Not to fuel the fire over Hesse/Vulcan, but the attached pics are of a Hesse AR reciever that belongs to a friend of mine. He finished the build, and had to travel, so he allowed me to do the test shooting. This reciever failed after the second round I fired. Not the second magazine or case, the second ROUND. The build was done with all new lower parts and an existing upper. There were no goofey components or junk involved. The owner has about 5 other AR's, and experienced in building, since he has built them all.
Hesse required the whole rifle be returned to them before they would comment on making a warranty adjustment. The owner refuesd to send the whole rifle, since only the reciever was bought from Hesse (through Fulton Armory, I think). This was about 3 or 4 years ago, but the reciever resides in Dallas, Texas, and would be available for anyone that wants to examine it. Bottom line, no warranty at all!

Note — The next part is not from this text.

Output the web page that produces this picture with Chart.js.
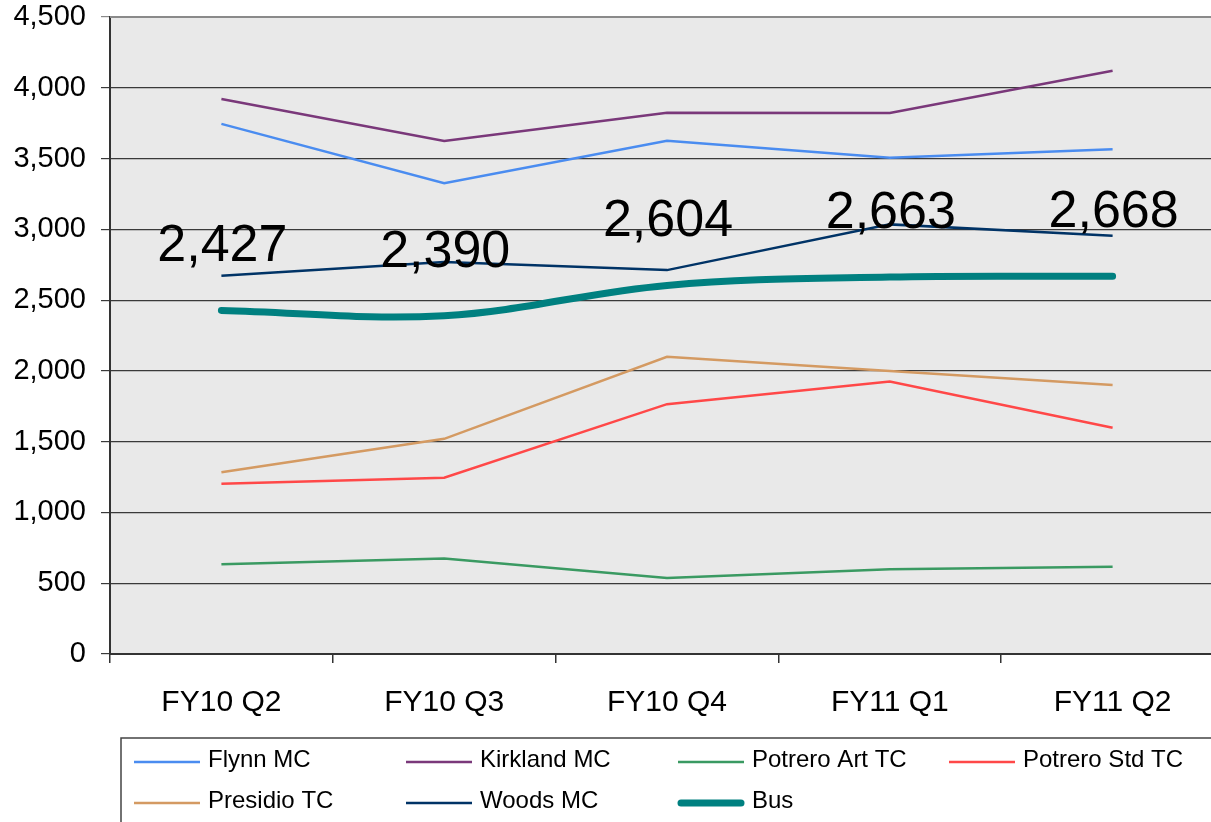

Here is what happened at the range:
Specifically, when I shot the rifle at Gibson's Outpost (SE Dallas), I loaded only 3 rounds in the magazine. I did this to make sure that if something went crazy with the FC group, the rifle would not go full auto on a full mag. First round was fine, but felt funny, like the rifle was tight. The second round fired fine and the action cycled, and then I found the rear sight against my glasses, and something falling into my lap. I first thought the stock came off, but realised after seeing the back side of the lower still attached to the stock. I looked up at the back of the upper with the bolt carrier in front of my nose, a locked bolt on a live round, and my finger off the trigger (fortunately).
I hit the safety, and pulled the bolt charging handle, which ejected the shell, and pulled the bolt carrier and handle all the way out. I re-cased the "rifle" and took it back to it's owner when he got back in town.
Anyway, you descide. Maybe Vulcan has done better, but the origional Hesse company doesn't hold as one of my preferred manufacturers.